Noting the lack of mention of dissenting opinion in Kemp's publication, Richard Dorment, the former husband of Ganz, wrote in the Telegraph: "Although purporting to be a work of scholarship, his book has none of the balanced analysis you would expect from such an acclaimed historian. For La Bella Principessa, as he called the girl in the study, is not art history – it is advocacy."

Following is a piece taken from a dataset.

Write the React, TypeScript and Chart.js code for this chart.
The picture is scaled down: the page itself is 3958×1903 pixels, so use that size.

Fred R. Kline, an independent art historian and author of Leonardo's Holy Child--The Discovery of a Leonardo da Vinci Masterpiece: A Connoisseur's Search for Lost Art in America, is known for his discovery of "Leonardo's model drawing" of Infant Jesus (which has yet to be accepted by Leonardo scholars) and for a number of important discoveries of lost art by the Nazarene Brotherhood, a group of German painters working in Rome during the early 19th century who revived the styles and subjects of the Italian Renaissance. Kline has proposed one of the Nazarenes, Julius Schnorr von Carolsfeld (1794–1872), as the creator of the drawing. In evidence, Kline points to a drawing on vellum by Schnorr, Half-nude Female, in the collection of the Kunsthalle Mannheim in Germany, which he suggests depicts the same model, although older, as portrayed in La Bella Principessa.

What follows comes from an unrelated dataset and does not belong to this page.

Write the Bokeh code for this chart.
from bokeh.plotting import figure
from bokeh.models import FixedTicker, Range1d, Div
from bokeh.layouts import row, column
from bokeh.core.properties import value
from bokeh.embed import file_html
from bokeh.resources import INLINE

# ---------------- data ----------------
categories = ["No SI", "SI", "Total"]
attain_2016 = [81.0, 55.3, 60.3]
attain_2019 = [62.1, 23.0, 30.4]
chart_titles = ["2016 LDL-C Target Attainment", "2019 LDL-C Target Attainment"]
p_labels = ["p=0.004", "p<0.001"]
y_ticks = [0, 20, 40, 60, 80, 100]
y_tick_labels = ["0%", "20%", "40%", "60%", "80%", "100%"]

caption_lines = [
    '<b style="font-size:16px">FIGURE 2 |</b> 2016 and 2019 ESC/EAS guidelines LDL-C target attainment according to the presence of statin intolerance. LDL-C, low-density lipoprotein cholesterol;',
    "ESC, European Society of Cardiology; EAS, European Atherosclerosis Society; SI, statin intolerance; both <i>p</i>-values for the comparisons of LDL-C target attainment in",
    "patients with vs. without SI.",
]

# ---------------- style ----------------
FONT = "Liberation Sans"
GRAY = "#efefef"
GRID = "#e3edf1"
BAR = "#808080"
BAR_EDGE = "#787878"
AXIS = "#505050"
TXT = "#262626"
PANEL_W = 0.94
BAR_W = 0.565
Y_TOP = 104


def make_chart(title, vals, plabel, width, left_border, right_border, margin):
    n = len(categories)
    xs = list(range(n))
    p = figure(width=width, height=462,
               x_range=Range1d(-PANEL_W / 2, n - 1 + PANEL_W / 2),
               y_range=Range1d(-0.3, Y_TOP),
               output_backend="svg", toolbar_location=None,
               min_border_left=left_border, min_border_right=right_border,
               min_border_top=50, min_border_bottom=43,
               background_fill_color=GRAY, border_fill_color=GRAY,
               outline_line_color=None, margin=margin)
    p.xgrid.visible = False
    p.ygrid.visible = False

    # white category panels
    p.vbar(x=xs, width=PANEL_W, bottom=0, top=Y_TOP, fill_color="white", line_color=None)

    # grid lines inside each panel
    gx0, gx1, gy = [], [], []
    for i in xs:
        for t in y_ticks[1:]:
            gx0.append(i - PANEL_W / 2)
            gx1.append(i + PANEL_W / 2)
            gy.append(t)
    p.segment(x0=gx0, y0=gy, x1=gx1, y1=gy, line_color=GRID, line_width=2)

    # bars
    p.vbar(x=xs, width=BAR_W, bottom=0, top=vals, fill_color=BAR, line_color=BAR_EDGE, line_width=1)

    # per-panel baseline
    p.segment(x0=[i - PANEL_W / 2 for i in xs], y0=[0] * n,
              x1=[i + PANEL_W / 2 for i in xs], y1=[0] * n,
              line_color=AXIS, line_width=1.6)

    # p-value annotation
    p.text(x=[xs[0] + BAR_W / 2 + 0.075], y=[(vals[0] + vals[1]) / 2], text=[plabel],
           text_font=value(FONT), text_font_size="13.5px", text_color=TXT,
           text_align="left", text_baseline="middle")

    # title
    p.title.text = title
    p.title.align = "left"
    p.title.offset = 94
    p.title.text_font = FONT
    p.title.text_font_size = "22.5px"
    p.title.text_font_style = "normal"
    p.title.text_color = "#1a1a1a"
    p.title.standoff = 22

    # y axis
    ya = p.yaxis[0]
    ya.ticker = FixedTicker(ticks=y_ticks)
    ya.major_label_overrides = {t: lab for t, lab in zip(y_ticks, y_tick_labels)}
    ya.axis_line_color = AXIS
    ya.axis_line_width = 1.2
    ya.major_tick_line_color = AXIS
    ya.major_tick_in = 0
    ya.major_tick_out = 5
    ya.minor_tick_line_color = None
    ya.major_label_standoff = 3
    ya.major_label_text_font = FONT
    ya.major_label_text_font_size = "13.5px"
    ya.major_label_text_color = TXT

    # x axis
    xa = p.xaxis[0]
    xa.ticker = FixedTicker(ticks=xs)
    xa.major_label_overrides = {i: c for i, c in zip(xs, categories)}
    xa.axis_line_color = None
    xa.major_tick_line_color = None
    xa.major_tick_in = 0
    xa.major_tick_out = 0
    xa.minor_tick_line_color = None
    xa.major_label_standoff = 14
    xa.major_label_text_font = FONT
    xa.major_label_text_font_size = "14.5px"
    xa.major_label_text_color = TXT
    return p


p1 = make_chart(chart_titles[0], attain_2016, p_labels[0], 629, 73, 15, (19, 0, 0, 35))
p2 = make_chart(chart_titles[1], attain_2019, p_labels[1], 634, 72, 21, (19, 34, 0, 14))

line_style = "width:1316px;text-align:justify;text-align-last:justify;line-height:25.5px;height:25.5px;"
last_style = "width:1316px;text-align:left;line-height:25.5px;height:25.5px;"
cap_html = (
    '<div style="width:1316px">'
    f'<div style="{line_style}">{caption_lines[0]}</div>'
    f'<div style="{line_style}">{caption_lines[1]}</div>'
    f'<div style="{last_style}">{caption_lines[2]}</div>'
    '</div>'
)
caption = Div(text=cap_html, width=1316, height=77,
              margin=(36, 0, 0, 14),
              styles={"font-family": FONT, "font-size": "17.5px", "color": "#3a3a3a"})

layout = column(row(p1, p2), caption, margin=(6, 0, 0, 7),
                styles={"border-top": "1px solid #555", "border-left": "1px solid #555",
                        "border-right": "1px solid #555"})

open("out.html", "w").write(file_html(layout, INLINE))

Comparative material-testing of the vellum supports of the Mannheim Schnorr and La Bella Principessa were anticipated to occur in the New York federal court lawsuit Marchig v. Christie's, brought in May 2010 by the original owner of La Bella Principessa, who accused Christie's of breach of fiduciary duty, negligent misrepresentation and other claims. However, the court dismissed the suit on the ground that the claims were brought years too late (Statute of Limitations and Laches), and thus the merits of the suit were never addressed. The district court decision was upheld on appeal.

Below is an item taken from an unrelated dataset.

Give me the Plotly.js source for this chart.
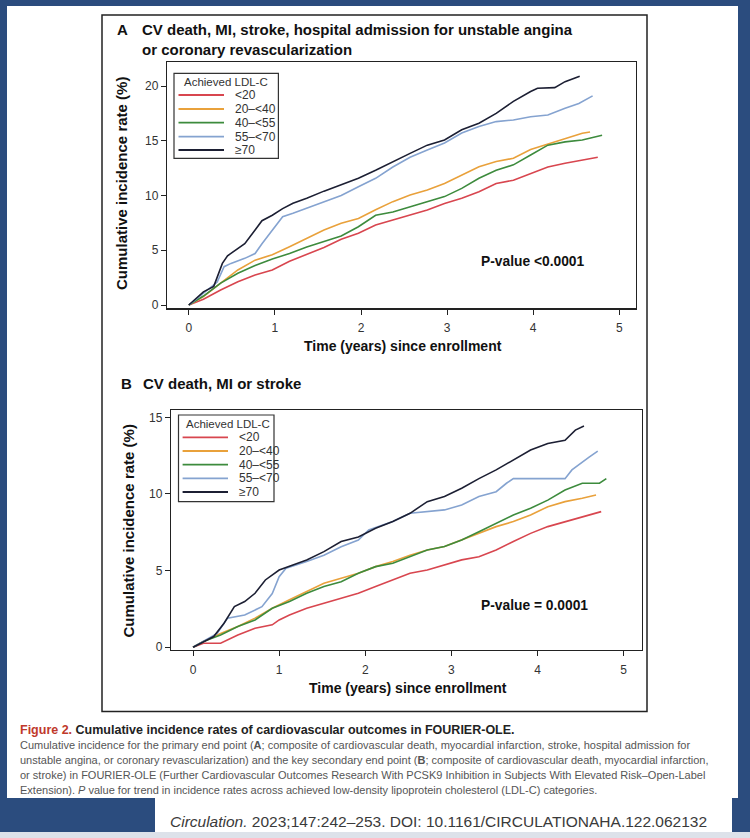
<!DOCTYPE html>
<html>
<head>
<meta charset="utf-8">
<script src="https://cdn.plot.ly/plotly-3.0.1.min.js"></script>
<style>html,body{margin:0;padding:0;background:#2b4c7e;}#chart{width:750px;height:838px;}</style>
</head>
<body>
<div id="chart"></div>
<script>
// ---------- DATA ----------
const groupNames = ["<20", "20\u2013<40", "40\u2013<55", "55\u2013<70", "\u226570"];
const groupColors = ["#d8464f", "#e9a13b", "#3d8b3d", "#85a3d0", "#1c1f33"];
const xTicks = [0, 1, 2, 3, 4, 5];
const yTicksA = [0, 5, 10, 15, 20];
const yTicksB = [0, 5, 10, 15];

// Panel A: CV death, MI, stroke, hospital admission for UA or coronary revascularization
const aTimeLt20 = [0,0.17,0.37,0.57,0.77,0.97,1.17,1.37,1.57,1.77,1.97,2.17,2.37,2.57,2.77,2.97,3.17,3.37,3.57,3.77,3.97,4.17,4.37,4.57,4.75];
const aRateLt20 = [0,0.52,1.37,2.13,2.74,3.2,4.0,4.6,5.25,6.0,6.55,7.3,7.76,8.2,8.68,9.28,9.74,10.35,11.1,11.4,12.0,12.6,12.94,13.24,13.5];
const aTime20to40 = [0,0.17,0.37,0.57,0.77,0.97,1.17,1.37,1.57,1.77,1.97,2.17,2.37,2.57,2.77,2.97,3.17,3.37,3.57,3.77,3.97,4.17,4.37,4.57,4.66];
const aRate20to40 = [0,0.76,2.0,3.2,4.1,4.6,5.33,6.09,6.85,7.46,7.9,8.7,9.44,10.05,10.5,11.1,11.87,12.63,13.1,13.4,14.2,14.7,15.2,15.68,15.8];
const aTime40to55 = [0,0.17,0.37,0.57,0.77,0.97,1.17,1.37,1.57,1.77,1.97,2.17,2.37,2.57,2.77,2.97,3.17,3.37,3.57,3.77,3.97,4.17,4.37,4.57,4.8];
const aRate40to55 = [0,0.82,2.0,2.9,3.6,4.2,4.7,5.3,5.8,6.3,7.15,8.2,8.5,8.98,9.44,9.9,10.65,11.57,12.3,12.8,13.7,14.6,14.9,15.07,15.5];
const aTime55to70 = [0,0.17,0.33,0.41,0.49,0.65,0.77,0.85,0.97,1.09,1.21,1.37,1.57,1.77,1.97,2.17,2.37,2.57,2.77,2.97,3.17,3.37,3.57,3.77,3.97,4.17,4.37,4.53,4.69];
const aRate55to70 = [0,1.07,2.1,3.5,3.8,4.26,4.7,5.6,6.85,8.07,8.37,8.83,9.4,10.0,10.8,11.57,12.6,13.5,14.15,14.8,15.7,16.3,16.75,16.9,17.2,17.35,17.96,18.4,19.1];
const aTimeGe70 = [0,0.17,0.29,0.39,0.45,0.57,0.65,0.77,0.85,0.97,1.09,1.21,1.37,1.57,1.77,1.97,2.17,2.37,2.57,2.77,2.97,3.17,3.37,3.57,3.77,3.97,4.05,4.25,4.37,4.54];
const aRateGe70 = [0,1.2,1.7,3.8,4.5,5.2,5.6,6.85,7.7,8.2,8.8,9.3,9.75,10.4,10.95,11.57,12.3,13.1,13.85,14.6,15.07,16.0,16.6,17.5,18.6,19.5,19.8,19.85,20.4,20.9];

// Panel B: CV death, MI or stroke
const bTimeLt20 = [0,0.12,0.32,0.52,0.72,0.92,1.0,1.12,1.32,1.52,1.72,1.92,2.12,2.32,2.52,2.72,2.92,3.12,3.32,3.52,3.72,3.92,4.12,4.32,4.52,4.74];
const bRateLt20 = [0,0.26,0.26,0.8,1.24,1.46,1.78,2.1,2.54,2.87,3.2,3.52,3.96,4.39,4.83,5.04,5.37,5.7,5.9,6.35,6.9,7.43,7.87,8.2,8.52,8.85];
const bTime20to40 = [0,0.12,0.32,0.52,0.72,0.92,1.12,1.32,1.52,1.72,1.92,2.12,2.32,2.52,2.72,2.92,3.12,3.32,3.52,3.72,3.92,4.12,4.32,4.52,4.68];
const bRate20to40 = [0,0.37,0.9,1.35,1.9,2.54,3.1,3.63,4.17,4.5,4.83,5.26,5.6,6.0,6.35,6.57,7.0,7.43,7.87,8.2,8.63,9.17,9.5,9.72,9.93];
const bTime40to55 = [0,0.12,0.32,0.52,0.72,0.92,1.12,1.32,1.52,1.72,1.92,2.12,2.32,2.52,2.72,2.92,3.12,3.32,3.52,3.72,3.92,4.12,4.32,4.52,4.72,4.8];
const bRate40to55 = [0,0.37,0.8,1.35,1.78,2.54,2.98,3.52,3.96,4.28,4.83,5.26,5.48,5.9,6.35,6.57,7.0,7.54,8.09,8.63,9.07,9.6,10.26,10.7,10.7,11.0];
const bTime55to70 = [0,0.12,0.28,0.4,0.6,0.8,0.92,1.0,1.08,1.32,1.52,1.72,1.92,2.04,2.32,2.52,2.72,2.92,3.12,3.32,3.52,3.64,3.72,4.32,4.4,4.52,4.6,4.7];
const bRate55to70 = [0,0.37,0.9,1.9,2.1,2.65,3.5,4.6,5.15,5.6,6.0,6.56,7.0,7.65,8.2,8.74,8.85,8.96,9.28,9.83,10.15,10.7,11.0,11.0,11.57,12.1,12.4,12.8];
const bTimeGe70 = [0,0.12,0.24,0.36,0.48,0.6,0.72,0.84,1.0,1.16,1.32,1.52,1.72,1.92,2.12,2.32,2.52,2.72,2.92,3.12,3.32,3.52,3.72,3.92,4.12,4.32,4.44,4.54];
const bRateGe70 = [0,0.37,0.7,1.57,2.65,2.98,3.52,4.39,5.04,5.37,5.7,6.24,6.9,7.2,7.76,8.2,8.74,9.5,9.83,10.37,11.0,11.57,12.2,12.87,13.3,13.5,14.17,14.43];

const panelATimes = [aTimeLt20, aTime20to40, aTime40to55, aTime55to70, aTimeGe70];
const panelARates = [aRateLt20, aRate20to40, aRate40to55, aRate55to70, aRateGe70];
const panelBTimes = [bTimeLt20, bTime20to40, bTime40to55, bTime55to70, bTimeGe70];
const panelBRates = [bRateLt20, bRate20to40, bRate40to55, bRate55to70, bRateGe70];

// ---------- LAYOUT HELPERS ----------
const W = 750, H = 838;
const px = v => v / W;
const py = v => 1 - v / H;
const FONT = "Liberation Sans, Arial, Helvetica, sans-serif";

const traces = [];
[0,1,2,3,4].forEach(i => {
  traces.push({x: panelATimes[i], y: panelARates[i], type: "scatter", mode: "lines",
    name: groupNames[i], line: {color: groupColors[i], width: 1.6}, xaxis: "x", yaxis: "y", showlegend: false, hoverinfo: "skip"});
});
[0,1,2,3,4].forEach(i => {
  traces.push({x: panelBTimes[i], y: panelBRates[i], type: "scatter", mode: "lines",
    name: groupNames[i], line: {color: groupColors[i], width: 1.6}, xaxis: "x2", yaxis: "y2", showlegend: false, hoverinfo: "skip"});
});

function axisBase(extra) {
  return Object.assign({
    showline: true, mirror: true, linecolor: "#222", linewidth: 1.2,
    ticks: "outside", ticklen: 5, tickwidth: 1, tickcolor: "#222",
    showgrid: false, zeroline: false, fixedrange: true,
    tickfont: {family: FONT, size: 12, color: "#333"}
  }, extra);
}

const shapes = [
  {type: "rect", xref: "paper", yref: "paper", x0: px(7), x1: px(738), y0: py(798), y1: py(6), fillcolor: "#ffffff", line: {width: 0}, layer: "below"},
  {type: "rect", xref: "paper", yref: "paper", x0: px(155), x1: px(732), y0: py(832), y1: py(797), fillcolor: "#ffffff", line: {width: 0}, layer: "below"},
  {type: "rect", xref: "paper", yref: "paper", x0: 0, x1: 1, y0: 0, y1: py(832), fillcolor: "#dde2ea", line: {width: 0}, layer: "below"},
  {type: "rect", xref: "paper", yref: "paper", x0: px(102), x1: px(647), y0: py(711.5), y1: py(15), fillcolor: "rgba(0,0,0,0)", line: {color: "#222", width: 1.5}, layer: "below"}
];

const annotations = [];
function txt(text, x, y, opts) {
  annotations.push(Object.assign({
    text: text, xref: "paper", yref: "paper", x: px(x), y: py(y),
    xanchor: "left", yanchor: "middle", showarrow: false,
    font: {family: FONT, size: 12, color: "#222"}
  }, opts || {}));
}

// Legends (built from group names and colours)
function addLegend(box, lineX0, lineX1, labelX, ys, titleX, titleY) {
  shapes.push({type: "rect", xref: "paper", yref: "paper", x0: px(box[0]), x1: px(box[1]), y0: py(box[3]), y1: py(box[2]),
    fillcolor: "#ffffff", line: {color: "#333", width: 1.2}, layer: "above"});
  txt("Achieved LDL-C", titleX, titleY, {xanchor: "center", font: {family: FONT, size: 11.5, color: "#333"}});
  groupNames.forEach((n, i) => {
    shapes.push({type: "line", xref: "paper", yref: "paper", x0: px(lineX0), x1: px(lineX1), y0: py(ys[i]), y1: py(ys[i]),
      line: {color: groupColors[i], width: 1.8}, layer: "above"});
    txt(n.replace("<", "&lt;"), labelX, ys[i], {font: {family: FONT, size: 12, color: "#333"}});
  });
}
addLegend([174, 278.4, 73.3, 158.3], 178.5, 224, 232.6, [95, 109, 122.7, 136.7, 150], 225.5, 81.7);
addLegend([178.5, 274, 415, 501.7], 182.6, 228, 237, [437.3, 451, 464.7, 478.3, 492], 228, 424);

// Panel titles
const titleFont = {family: FONT, size: 15, color: "#111"};
txt("<b>A</b>", 114.5, 30, {font: titleFont});
txt("<b>CV death, MI, stroke, hospital admission for unstable angina</b>", 140, 30, {font: titleFont});
txt("<b>or coronary revascularization</b>", 140, 49, {font: titleFont});
txt("<b>B</b>", 119, 383, {font: titleFont});
txt("<b>CV death, MI or stroke</b>", 140.6, 383, {font: titleFont});

// Axis titles
txt("<b>Cumulative incidence rate (%)</b>", 121, 184, {xanchor: "center", textangle: -90, font: {family: FONT, size: 15, color: "#111"}});
txt("<b>Cumulative incidence rate (%)</b>", 127.5, 531, {xanchor: "center", textangle: -90, font: {family: FONT, size: 15, color: "#111"}});
txt("<b>Time (years) since enrollment</b>", 403, 346, {xanchor: "center", font: {family: FONT, size: 14, color: "#111"}});
txt("<b>Time (years) since enrollment</b>", 408, 688, {xanchor: "center", font: {family: FONT, size: 14, color: "#111"}});

// P-values
txt("<b>P-value &lt;0.0001</b>", 532, 262, {xanchor: "center", font: {family: FONT, size: 13.8, color: "#111"}});
txt("<b>P-value = 0.0001</b>", 534.6, 605, {xanchor: "center", font: {family: FONT, size: 13.8, color: "#111"}});

// Caption
txt("<b><span style='color:#c0392b'>Figure 2.</span> Cumulative incidence rates of cardiovascular outcomes in FOURIER-OLE.</b>", 18, 729.5,
  {font: {family: FONT, size: 12.5, color: "#222"}});
const capFont = {family: FONT, size: 11, color: "#555"};
txt("Cumulative incidence for the primary end point (<b>A</b>; composite of cardiovascular death, myocardial infarction, stroke, hospital admission for", 18, 744.5, {font: capFont});
txt("unstable angina, or coronary revascularization) and the key secondary end point (<b>B</b>; composite of cardiovascular death, myocardial infarction,", 18, 760, {font: capFont});
txt("or stroke) in FOURIER-OLE (Further Cardiovascular Outcomes Research With PCSK9 Inhibition in Subjects With Elevated Risk\u2013Open-Label", 18, 775.3, {font: capFont});
txt("Extension). <i>P</i> value for trend in incidence rates across achieved low-density lipoprotein cholesterol (LDL-C) categories.", 18, 790, {font: capFont});

// Citation
txt("<i>Circulation.</i> 2023;147:242\u2013253. DOI: 10.1161/CIRCULATIONAHA.122.062132", 168, 821, {font: {family: FONT, size: 15.5, color: "#3a3a3a"}});

const layout = {
  width: W, height: H,
  margin: {l: 0, r: 0, t: 0, b: 0, pad: 0},
  paper_bgcolor: "#2b4c7e",
  plot_bgcolor: "rgba(0,0,0,0)",
  showlegend: false,
  xaxis: axisBase({domain: [px(167), px(635.5)], range: [-0.253, 5.188], tickvals: xTicks, anchor: "y", ticklabelstandoff: 3}),
  yaxis: axisBase({domain: [py(308.3), py(61.7)], range: [-0.3, 22.22], tickvals: yTicksA, anchor: "x"}),
  xaxis2: axisBase({domain: [px(171), px(642)], range: [-0.256, 5.214], tickvals: xTicks, anchor: "y2", ticklabelstandoff: 3}),
  yaxis2: axisBase({domain: [py(650), py(410)], range: [-0.18, 15.48], tickvals: yTicksB, anchor: "x2"}),
  shapes: shapes,
  annotations: annotations
};

Plotly.newPlot("chart", traces, layout, {displayModeBar: false, staticPlot: true});
</script>
</body>
</html>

Disagreements with the attribution to Leonardo were made before the discovery of the missing page in the Warsaw Sforziada book. No alternative attribution has been accepted by Kemp or his research group. Kline claims that no comparative scientific analysis has been made of the vellum supports in question: the Warsaw Sforziada book, the Mannheim Schnorr (an alternate attribution), and La Bella Principessa, although Kemp and Cotte have shown a close match between the vellum of the portrait and the book. Further analysis of the vellum could possibly provide the conclusive evidence that may support or disqualify Schnorr's authorship.

In November 2015, notorious art forger Shaun Greenhalgh claimed that he created the work in 1978, at the age of 20; Greenhalgh said the woman's face is that of a supermarket check-out girl named Sally who worked in Bolton, outside Manchester. In his memoir A Forger's Tale, written in prison, Greenhalgh claims as a 17 year old to have forged the drawing by obtaining an old piece of vellum from a reused 1587 land deed. Kemp said he found the claim hilarious and ridiculous.

==Popular culture==
The work of art was studied on the PBS program NOVA in 2012 in a program titled Mystery of a Masterpiece, from NOVA/National Geographic/PBS, which aired on January 25, 2012.